◆ **The task**:
Write out the data again exactly, skipping every picture.

◆ **Extracted records**:
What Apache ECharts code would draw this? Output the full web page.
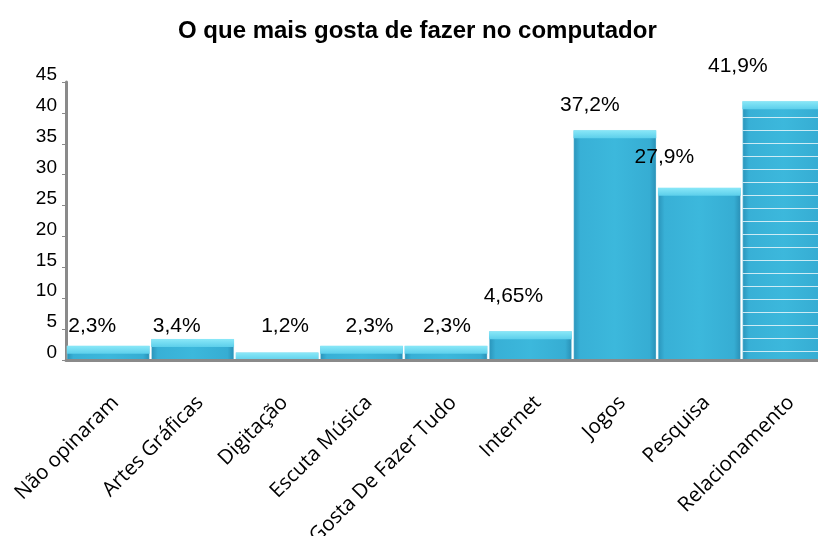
<!DOCTYPE html>
<html>
<head>
<meta charset="utf-8">
<script src="https://cdn.jsdelivr.net/npm/echarts@6/dist/echarts.min.js"></script>
<style>
  html, body { margin: 0; padding: 0; background: #fff; overflow: hidden; }
  #chart { width: 818px; height: 536px; }
</style>
</head>
<body>
<div id="chart"></div>
<script>
// dados
var categorias = ['Não opinaram', 'Artes Gráficas', 'Digitação', 'Escuta Música',
  'Gosta De Fazer Tudo', 'Internet', 'Jogos', 'Pesquisa', 'Relacionamento'];
var valores = [2.3, 3.4, 1.2, 2.3, 2.3, 4.65, 37.2, 27.9, 41.9];
var rotulos = ['2,3%', '3,4%', '1,2%', '2,3%', '2,3%', '4,65%', '37,2%', '27,9%', '41,9%'];
var yTicks = [0, 5, 10, 15, 20, 25, 30, 35, 40, 45];

// deslocamento dos rotulos (layout), como no original
var labelNudge = [[-16, -4], [-16, 3], [8, -11], [8, -4], [1, -4],
  [-17, -20], [-25, -9], [-35, -15], [-46, -19]];

var chart = echarts.init(document.getElementById('chart'));

var corpo = {
  type: 'linear', x: 0, y: 0, x2: 1, y2: 0,
  colorStops: [
    { offset: 0, color: '#2a94ba' },
    { offset: 0.08, color: '#38b0d6' },
    { offset: 0.5, color: '#3cb8dc' },
    { offset: 0.92, color: '#36add3' },
    { offset: 1, color: '#2990b6' }
  ]
};

var barData = valores.map(function (v, i) {
  var item = {
    value: v,
    label: { offset: labelNudge[i] }
  };
  if (i === valores.length - 1) {
    item.itemStyle = {
      decal: {
        symbol: 'rect',
        symbolSize: 1,
        dashArrayX: [1, 0],
        dashArrayY: [1, 11.5],
        color: 'rgba(255,255,255,0.75)'
      }
    };
  }
  return item;
});

var option = {
  animation: false,
  title: {
    text: 'O que mais gosta de fazer no computador',
    left: 173,
    top: 14,
    textStyle: {
      fontFamily: 'Liberation Sans',
      fontWeight: 'bold',
      fontSize: 24,
      color: '#000'
    }
  },
  grid: {
    left: 66,
    width: 760,
    top: 82,
    bottom: 176,
    outerBoundsMode: 'none',
    containLabel: false
  },
  xAxis: {
    type: 'category',
    data: categorias,
    z: 5,
    axisLine: { lineStyle: { color: '#8a8a8a', width: 3 } },
    axisTick: { show: false },
    axisLabel: {
      interval: 0,
      rotate: 45,
      margin: 32,
      verticalAlign: 'top',
      fontFamily: 'Open Sans',
      fontSize: 20.5,
      color: '#000'
    }
  },
  yAxis: {
    type: 'value',
    min: yTicks[0],
    max: yTicks[yTicks.length - 1],
    interval: 5,
    splitLine: { show: false },
    axisLine: { show: true, lineStyle: { color: '#8a8a8a', width: 3 } },
    axisTick: { show: true, length: 4, lineStyle: { color: '#8a8a8a', width: 1 } },
    axisLabel: {
      margin: 9,
      fontFamily: 'Liberation Sans',
      fontSize: 19,
      color: '#000',
      verticalAlign: 'bottom',
      lineHeight: 14
    }
  },
  series: [
    {
      type: 'bar',
      data: barData,
      barCategoryGap: '2%',
      itemStyle: {
        color: corpo,
        borderColor: 'rgba(200,240,250,0.7)',
        borderWidth: 0.5
      },
      label: {
        show: true,
        position: 'top',
        distance: 5,
        fontFamily: 'Liberation Sans',
        fontSize: 21,
        color: '#000',
        formatter: function (p) { return rotulos[p.dataIndex]; }
      }
    },
    {
      // faixa clara no topo de cada barra
      type: 'pictorialBar',
      data: valores,
      barCategoryGap: '2%',
      symbol: 'rect',
      symbolPosition: 'end',
      symbolSize: ['100%', 8],
      z: 3,
      silent: true,
      itemStyle: {
        color: {
          type: 'linear', x: 0, y: 0, x2: 0, y2: 1,
          colorStops: [
            { offset: 0, color: '#8ae8f8' },
            { offset: 1, color: '#5ccfeb' }
          ]
        }
      }
    }
  ]
};

chart.setOption(option);
</script>
</body>
</html>
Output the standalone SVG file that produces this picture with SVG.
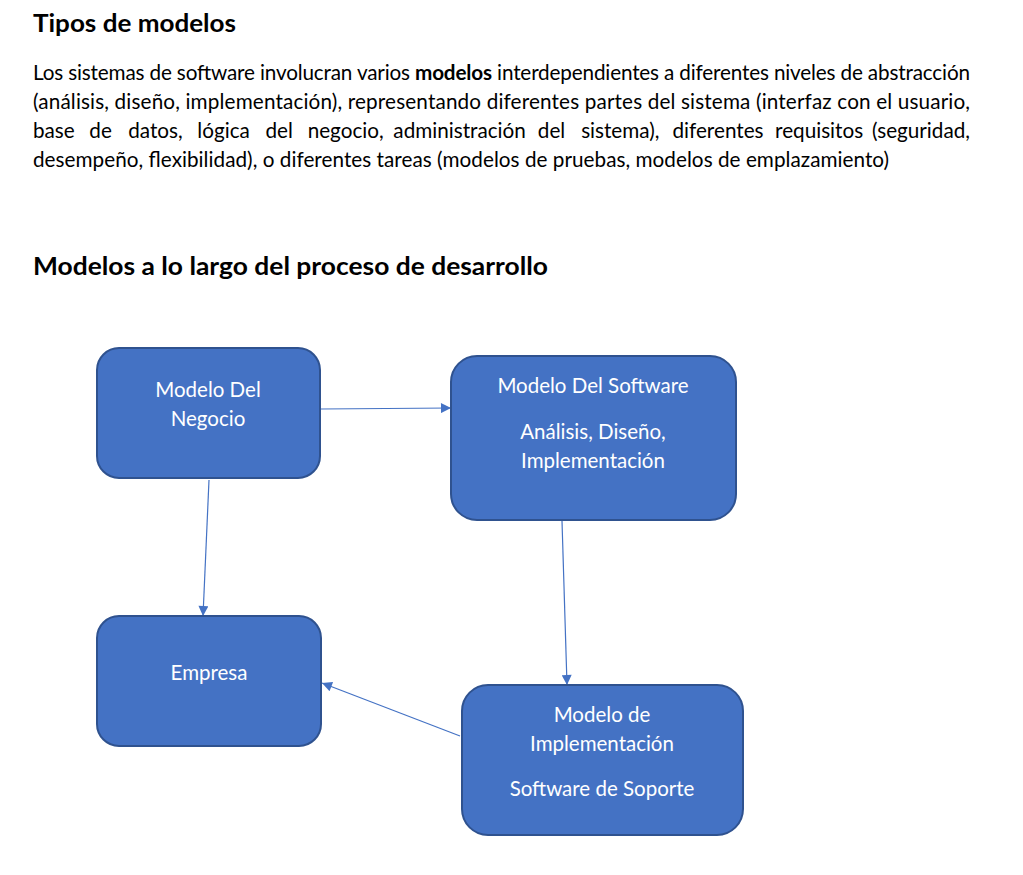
<svg xmlns="http://www.w3.org/2000/svg" width="1023" height="875" viewBox="0 0 1023 875">
<style>
.h{font-family:Lato,"Open Sans",sans-serif;font-weight:bold;font-size:24px;fill:#000}
.b{font-family:Lato,"Open Sans",sans-serif;font-size:20.7px;fill:#000}
.node rect{fill:#4472C4;stroke:#2F528F;stroke-width:2}
.node text{font-family:Lato,"Open Sans",sans-serif;font-size:20.5px;fill:#fff;text-anchor:middle}
.conn line{stroke:#4472C4;stroke-width:1.2}
</style>
<defs>
<marker id="arr" viewBox="0 0 10 10" refX="10" refY="5" markerWidth="11" markerHeight="10" markerUnits="userSpaceOnUse" orient="auto">
<path d="M0,0 L10,5 L0,10 z" fill="#4472C4"/>
</marker>
</defs>
<rect width="1023" height="875" fill="#fff"/>
<text class="h" x="33" y="32" textLength="203" lengthAdjust="spacingAndGlyphs">Tipos de modelos</text>
<text class="b" x="33" y="80" textLength="937" lengthAdjust="spacing">Los sistemas de software involucran varios <tspan font-weight="bold">modelos</tspan> interdependientes a diferentes niveles de abstracción</text>
<text class="b" x="33" y="109" textLength="937" lengthAdjust="spacing">(análisis, diseño, implementación), representando diferentes partes del sistema (interfaz con el usuario,</text>
<text class="b" y="138" text-anchor="middle"><tspan x="33" text-anchor="start">base</tspan><tspan x="100.6">de</tspan><tspan x="155.5">datos,</tspan><tspan x="223.6">lógica</tspan><tspan x="279.2">del</tspan><tspan x="345.7">negocio,</tspan><tspan x="459.6">administración</tspan><tspan x="551.5">del</tspan><tspan x="620.3">sistema),</tspan><tspan x="718">diferentes</tspan><tspan x="819.1">requisitos</tspan><tspan x="970" text-anchor="end">(seguridad,</tspan></text>
<text class="b" x="33" y="167" textLength="856" lengthAdjust="spacing">desempeño, flexibilidad), o diferentes tareas (modelos de pruebas, modelos de emplazamiento)</text>
<text class="h" x="33" y="275" textLength="515" lengthAdjust="spacingAndGlyphs">Modelos a lo largo del proceso de desarrollo</text>

<g id="connectors" class="conn">
<line x1="321" y1="409" x2="451" y2="408" marker-end="url(#arr)"/>
<line x1="209" y1="480" x2="203" y2="616" marker-end="url(#arr)"/>
<line x1="562" y1="521" x2="567" y2="685" marker-end="url(#arr)"/>
<line x1="460" y1="736" x2="322" y2="683" marker-end="url(#arr)"/>
</g>

<g id="node-negocio" class="node">
<rect x="97" y="348" width="223" height="130" rx="22"/>
<text x="208" y="397">Modelo Del</text>
<text x="208" y="426">Negocio</text>
</g>
<g id="node-software" class="node">
<rect x="451" y="356" width="285" height="164" rx="26"/>
<text x="593" y="393">Modelo Del Software</text>
<text x="593" y="439">Análisis, Diseño,</text>
<text x="593" y="468">Implementación</text>
</g>
<g id="node-empresa" class="node">
<rect x="97" y="616" width="224" height="130" rx="22"/>
<text x="209" y="680">Empresa</text>
</g>
<g id="node-implementacion" class="node">
<rect x="462" y="685" width="281" height="150" rx="26"/>
<text x="602" y="722">Modelo de</text>
<text x="602" y="751">Implementación</text>
<text x="602" y="796">Software de Soporte</text>
</g>
</svg>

◆ **Answer below**:
What Apache ECharts code would draw this? Output the full web page.
<!DOCTYPE html>
<html>
<head>
<meta charset="utf-8">
<script src="https://cdn.jsdelivr.net/npm/echarts@6/dist/echarts.min.js"></script>
<style>
  html, body { margin: 0; padding: 0; background: #fff; overflow: hidden; }
  #chart { width: 818px; height: 536px; }
</style>
</head>
<body>
<div id="chart"></div>
<script>
// dados
var categorias = ['Não opinaram', 'Artes Gráficas', 'Digitação', 'Escuta Música',
  'Gosta De Fazer Tudo', 'Internet', 'Jogos', 'Pesquisa', 'Relacionamento'];
var valores = [2.3, 3.4, 1.2, 2.3, 2.3, 4.65, 37.2, 27.9, 41.9];
var rotulos = ['2,3%', '3,4%', '1,2%', '2,3%', '2,3%', '4,65%', '37,2%', '27,9%', '41,9%'];
var yTicks = [0, 5, 10, 15, 20, 25, 30, 35, 40, 45];

// deslocamento dos rotulos (layout), como no original
var labelNudge = [[-16, -4], [-16, 3], [8, -11], [8, -4], [1, -4],
  [-17, -20], [-25, -9], [-35, -15], [-46, -19]];

var chart = echarts.init(document.getElementById('chart'));

var corpo = {
  type: 'linear', x: 0, y: 0, x2: 1, y2: 0,
  colorStops: [
    { offset: 0, color: '#2a94ba' },
    { offset: 0.08, color: '#38b0d6' },
    { offset: 0.5, color: '#3cb8dc' },
    { offset: 0.92, color: '#36add3' },
    { offset: 1, color: '#2990b6' }
  ]
};

var barData = valores.map(function (v, i) {
  var item = {
    value: v,
    label: { offset: labelNudge[i] }
  };
  if (i === valores.length - 1) {
    item.itemStyle = {
      decal: {
        symbol: 'rect',
        symbolSize: 1,
        dashArrayX: [1, 0],
        dashArrayY: [1, 11.5],
        color: 'rgba(255,255,255,0.75)'
      }
    };
  }
  return item;
});

var option = {
  animation: false,
  title: {
    text: 'O que mais gosta de fazer no computador',
    left: 173,
    top: 14,
    textStyle: {
      fontFamily: 'Liberation Sans',
      fontWeight: 'bold',
      fontSize: 24,
      color: '#000'
    }
  },
  grid: {
    left: 66,
    width: 760,
    top: 82,
    bottom: 176,
    outerBoundsMode: 'none',
    containLabel: false
  },
  xAxis: {
    type: 'category',
    data: categorias,
    z: 5,
    axisLine: { lineStyle: { color: '#8a8a8a', width: 3 } },
    axisTick: { show: false },
    axisLabel: {
      interval: 0,
      rotate: 45,
      margin: 32,
      verticalAlign: 'top',
      fontFamily: 'Open Sans',
      fontSize: 20.5,
      color: '#000'
    }
  },
  yAxis: {
    type: 'value',
    min: yTicks[0],
    max: yTicks[yTicks.length - 1],
    interval: 5,
    splitLine: { show: false },
    axisLine: { show: true, lineStyle: { color: '#8a8a8a', width: 3 } },
    axisTick: { show: true, length: 4, lineStyle: { color: '#8a8a8a', width: 1 } },
    axisLabel: {
      margin: 9,
      fontFamily: 'Liberation Sans',
      fontSize: 19,
      color: '#000',
      verticalAlign: 'bottom',
      lineHeight: 14
    }
  },
  series: [
    {
      type: 'bar',
      data: barData,
      barCategoryGap: '2%',
      itemStyle: {
        color: corpo,
        borderColor: 'rgba(200,240,250,0.7)',
        borderWidth: 0.5
      },
      label: {
        show: true,
        position: 'top',
        distance: 5,
        fontFamily: 'Liberation Sans',
        fontSize: 21,
        color: '#000',
        formatter: function (p) { return rotulos[p.dataIndex]; }
      }
    },
    {
      // faixa clara no topo de cada barra
      type: 'pictorialBar',
      data: valores,
      barCategoryGap: '2%',
      symbol: 'rect',
      symbolPosition: 'end',
      symbolSize: ['100%', 8],
      z: 3,
      silent: true,
      itemStyle: {
        color: {
          type: 'linear', x: 0, y: 0, x2: 0, y2: 1,
          colorStops: [
            { offset: 0, color: '#8ae8f8' },
            { offset: 1, color: '#5ccfeb' }
          ]
        }
      }
    }
  ]
};

chart.setOption(option);
</script>
</body>
</html>
Output the standalone SVG file that produces this picture with SVG.
<svg xmlns="http://www.w3.org/2000/svg" width="1023" height="875" viewBox="0 0 1023 875">
<style>
.h{font-family:Lato,"Open Sans",sans-serif;font-weight:bold;font-size:24px;fill:#000}
.b{font-family:Lato,"Open Sans",sans-serif;font-size:20.7px;fill:#000}
.node rect{fill:#4472C4;stroke:#2F528F;stroke-width:2}
.node text{font-family:Lato,"Open Sans",sans-serif;font-size:20.5px;fill:#fff;text-anchor:middle}
.conn line{stroke:#4472C4;stroke-width:1.2}
</style>
<defs>
<marker id="arr" viewBox="0 0 10 10" refX="10" refY="5" markerWidth="11" markerHeight="10" markerUnits="userSpaceOnUse" orient="auto">
<path d="M0,0 L10,5 L0,10 z" fill="#4472C4"/>
</marker>
</defs>
<rect width="1023" height="875" fill="#fff"/>
<text class="h" x="33" y="32" textLength="203" lengthAdjust="spacingAndGlyphs">Tipos de modelos</text>
<text class="b" x="33" y="80" textLength="937" lengthAdjust="spacing">Los sistemas de software involucran varios <tspan font-weight="bold">modelos</tspan> interdependientes a diferentes niveles de abstracción</text>
<text class="b" x="33" y="109" textLength="937" lengthAdjust="spacing">(análisis, diseño, implementación), representando diferentes partes del sistema (interfaz con el usuario,</text>
<text class="b" y="138" text-anchor="middle"><tspan x="33" text-anchor="start">base</tspan><tspan x="100.6">de</tspan><tspan x="155.5">datos,</tspan><tspan x="223.6">lógica</tspan><tspan x="279.2">del</tspan><tspan x="345.7">negocio,</tspan><tspan x="459.6">administración</tspan><tspan x="551.5">del</tspan><tspan x="620.3">sistema),</tspan><tspan x="718">diferentes</tspan><tspan x="819.1">requisitos</tspan><tspan x="970" text-anchor="end">(seguridad,</tspan></text>
<text class="b" x="33" y="167" textLength="856" lengthAdjust="spacing">desempeño, flexibilidad), o diferentes tareas (modelos de pruebas, modelos de emplazamiento)</text>
<text class="h" x="33" y="275" textLength="515" lengthAdjust="spacingAndGlyphs">Modelos a lo largo del proceso de desarrollo</text>

<g id="connectors" class="conn">
<line x1="321" y1="409" x2="451" y2="408" marker-end="url(#arr)"/>
<line x1="209" y1="480" x2="203" y2="616" marker-end="url(#arr)"/>
<line x1="562" y1="521" x2="567" y2="685" marker-end="url(#arr)"/>
<line x1="460" y1="736" x2="322" y2="683" marker-end="url(#arr)"/>
</g>

<g id="node-negocio" class="node">
<rect x="97" y="348" width="223" height="130" rx="22"/>
<text x="208" y="397">Modelo Del</text>
<text x="208" y="426">Negocio</text>
</g>
<g id="node-software" class="node">
<rect x="451" y="356" width="285" height="164" rx="26"/>
<text x="593" y="393">Modelo Del Software</text>
<text x="593" y="439">Análisis, Diseño,</text>
<text x="593" y="468">Implementación</text>
</g>
<g id="node-empresa" class="node">
<rect x="97" y="616" width="224" height="130" rx="22"/>
<text x="209" y="680">Empresa</text>
</g>
<g id="node-implementacion" class="node">
<rect x="462" y="685" width="281" height="150" rx="26"/>
<text x="602" y="722">Modelo de</text>
<text x="602" y="751">Implementación</text>
<text x="602" y="796">Software de Soporte</text>
</g>
</svg>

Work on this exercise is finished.